LCS Alternative-Diesel/Electric Corvettes
I defer to Mr. Carlton Meyer to explain this intriguing concept:
Surprisingly, no navy has constructed a DE ship that can switch to quiet electric propulsion when hunting submarines. This does not require the development of new technology, DE engines already exist on submarines. A small ship is best for submarine hunting as they are quieter, harder to see on the surface, more maneuverable, and a smaller target for submarines. While cruising slowly on electric power, a DE ship will produce no heat for detection at night or in poor daytime weather, which submarines may detect with infrared periscopes. A DE corvette is an ideal size for a sub hunter, with a displacement of less than 1000 tons and a submarine hunting helicopter on board…
DE corvettes will also prove very effective in port defense, prowling silently on electric power while searching for small boats or anything along the shoreline indicating naval commando activity. Silent DE corvettes are perfect for amphibious and special operations. At nightfall or in fog, they can switch to electric to go silent and cold and come slowly over the horizon to the shore to pick-up or drop off reconnaissance or commando teams, then depart back over the horizon to safety.
This would get a hard reception within traditional naval circles, since it would be such a stealthy and lethal surface killer, the admirals would likely see it a threat to their battleship programs! Leave it to China then? And as we always insist, the corvette needs a mothership to make up for its lack of endurance:
If a navy plans to conduct expeditionary or amphibious operations, it will need to deploy DE corvettes and sustain them in remote locations. Small ships are difficult to maintain forward-deployed since they lack much of the organic maintenance support and crew comforts of larger ships. Therefore, corvette squadrons need tenders, like the recently retired Yellowstone Class AD- 41 destroyer tender. (below) A deployed squadron needs two tenders to keep one on station while the other journeys to a distant port for replenishment. The squadron headquarters will remain embarked on the deployed tender, which will remain at sea with larger warships in high-threat environments, or in low-threat areas it may drop anchor in a small cove at an offshore island, although it may move every few days depending on the enemy threat.

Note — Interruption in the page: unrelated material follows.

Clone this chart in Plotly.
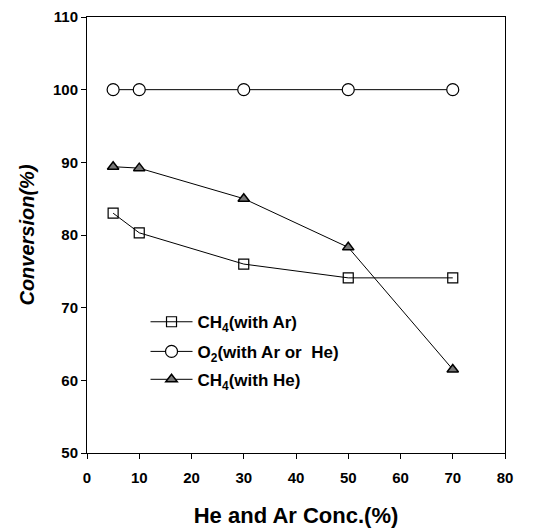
import plotly.graph_objects as go

conc = [5, 10, 30, 50, 70]
ch4_ar = [83.0, 80.3, 76.0, 74.1, 74.1]
o2 = [100, 100, 100, 100, 100]
ch4_he = [89.4, 89.2, 85.0, 78.3, 61.5]

fig = go.Figure()
fig.add_trace(go.Scatter(x=conc, y=ch4_ar, mode="lines+markers", name="CH<sub>4</sub>(with Ar)",
                         legend="legend",
                         line=dict(color="black", width=1),
                         marker=dict(symbol="square-open", size=10, color="black", line=dict(width=1.2))))
fig.add_trace(go.Scatter(x=conc, y=o2, mode="lines+markers", name="O<sub>2</sub>(with Ar or  He)",
                         legend="legend2",
                         line=dict(color="black", width=1),
                         marker=dict(symbol="circle", size=12, color="white", line=dict(width=1.2, color="black"))))
fig.add_trace(go.Scatter(x=conc, y=ch4_he, mode="lines+markers", name="CH<sub>4</sub>(with He)",
                         legend="legend3",
                         line=dict(color="black", width=1),
                         marker=dict(symbol="triangle-up", size=10, color="#777777", line=dict(width=1.5, color="black"))))

leg_common = dict(xanchor="left", yanchor="middle", bgcolor="rgba(0,0,0,0)", itemwidth=42,
                  font=dict(size=17, family="Liberation Sans, Arial", weight="bold"))

fig.update_layout(
    width=548, height=530,
    margin=dict(l=79, r=51, t=9, b=85, autoexpand=False),
    paper_bgcolor="white", plot_bgcolor="white",
    font=dict(family="Liberation Sans, Arial", color="black", size=14),
    showlegend=True,
    legend=dict(x=0.14, y=0.30, **leg_common),
    legend2=dict(x=0.14, y=0.232, **leg_common),
    legend3=dict(x=0.14, y=0.168, **leg_common),
    xaxis=dict(range=[0, 80], dtick=10, ticks="outside", ticklen=5, tickcolor="black", automargin=False,
               showline=True, linecolor="black", linewidth=1, mirror=True, showgrid=False, zeroline=False,
               ticklabelstandoff=6, ticklabeloverflow="allow",
               tickfont=dict(size=15, family="Liberation Sans, Arial", weight="bold"),
               title=dict(text="He and Ar Conc.(%)", font=dict(size=22, weight="bold"), standoff=22)),
    yaxis=dict(range=[50, 110], dtick=10, ticks="outside", ticklen=5, tickcolor="black", automargin=False,
               showline=True, linecolor="black", linewidth=1, mirror=True, showgrid=False, zeroline=False,
               ticklabeloverflow="allow",
               tickfont=dict(size=15, family="Liberation Sans, Arial", weight="bold"),
               title=dict(text="<i>Conversion(%)</i>", font=dict(size=20, weight="bold"), standoff=12)),
)
fig.write_html("out.html")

Here then is the answer to the Navy’s “presence deficit”. Without a requirement for huge fuel and ammo stockpiles, small warships could be built which would cost far less than modern battleships like the Arleigh Burke class. Yet such craft will not have to sacrifice firepower for endurance as does the LCS. The mothership could also embark the squadron’s essential aviation assets like helicopters and UAVs, further easing the load on her brood of naval “fighters”.
Taking a jab at the LCS, here is Meyer’s reason why it is a flawed, failed design, with which we concur:
Look at all the other modern coastal ships around the world to discover the LCS is twice their size. Twice the size means twice the target and twice the cost, all this for high speed? The LCS is the size of modern frigates and bigger than destroyers of World War II, yet has the armament of a patrol boat in order to accommodate the mysterious ultra high-speed requirement.
Makes plenty sense. Anyone in Washington listening?